# Porch pooping... I need advice!



## katyadraven (Jan 10, 2009)

Ok, so my boyfriend has two giant mix-breed dogs that have started freely using the porch as their toilet. We will let them out, feed them, and then let them out again for at least 10 minutes before putting them on the porch. Yet, they will still poop all over and occasionally pee... sometimes they do it AS SOON as we put them out there. He has tried yelling at them, putting their noses in it and whacking them... we just don't know what else to do and it seems to get worse every time we put them out there.
We can't keep them in the house with us for too long because I recently moved in with my 2 housecats and the dogs are so big they could eat my cats in a few quick bites so we put them on the porch rather than leave them in their cages.
Does anyone have any suggestions about how to curb this behavior?

Thanks


----------



## ambercober (Jan 1, 2009)

Yup. Stop yelling, whacking and putting the noses in the poop to start. Then actually escort them off the porch, while on leash, and train them where to go by showing them the right spot.

edit to add, they might not be happy about being away from you two for that much time. Maybe living on the porch isn't the best?


----------



## katyadraven (Jan 10, 2009)

We have to have a balance between the cats being out and the dogs being out. When its the cats' turn the dogs either go in their cages or on the porch. I am just unsure what to do about it because they go when theyre outside and then they turn around and do it on the porch anyway. And now one of them is pooping in his crate. They can't be in the house all the time because then the cats can't get to their food or litter box...


----------



## ambercober (Jan 1, 2009)

I think your poor dogs are a bit stressed! And yelling, whacking and shoving noses in feces are definitely some of the worst ways you can react. How often are the dogs getting walked? How old are they? How much time are they on the porch?


----------



## TooneyDogs (Aug 6, 2007)

These belong to you bf and I surmise from his 'training' methods that the dogs have not been to puppy school or a basic obedience class. Those classes cover potty training, crate training, basic obedience, good manners....all the things I think your dogs could definately use. I strongly urge the classes.....if it continues this way it's going to get even worse....as you've already started to see.


----------



## Love's_Sophie (Sep 23, 2007)

TooneyDogs said:


> These belong to you bf and I surmise from his 'training' methods that the dogs have not been to puppy school or a basic obedience class. Those classes cover potty training, crate training, basic obedience, good manners....all the things I think your dogs could definately use. I strongly urge the classes.....if it continues this way it's going to get even worse....as you've already started to see.


Ditto to this...

Also, you CAN teach the dogs to leave the cats alone; it doesn't matter how big the dogs are, as long as you are the one in control. I have always had a large dog (up till recently), and I have also always had cats...none of the cats got eaten. Currently I have a two small dog household, and four cats...

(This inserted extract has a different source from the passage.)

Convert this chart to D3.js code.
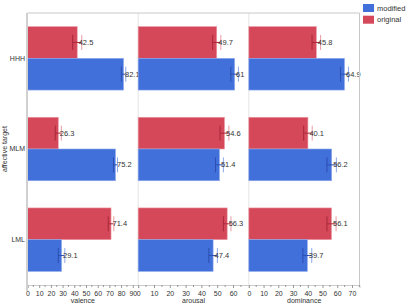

Let me tell you this, one of the small dogs we have now is MORE of a threat than ANY of my big dogs ever were...so it's not about size, either...train the dogs, and you will have a happy cat and dog household. 

A few tips on dog and cat introductions are

1) don't let the dogs ever make initial contact; let the cats come up to the dogs to sniff; keep them on a leash, and treat calm behavior. 

2) never, ever allow the dog's to chase the cats...even if it is out of 'curiosity' that the dogs are following; until you know for sure that they aren't going to beat the cats up, that is.

3) always keep litter pans, food and water (for the cats) in a room that the dogs can not get into; this way the cats CAN have privacy, and safety from the dogs if they wish


----------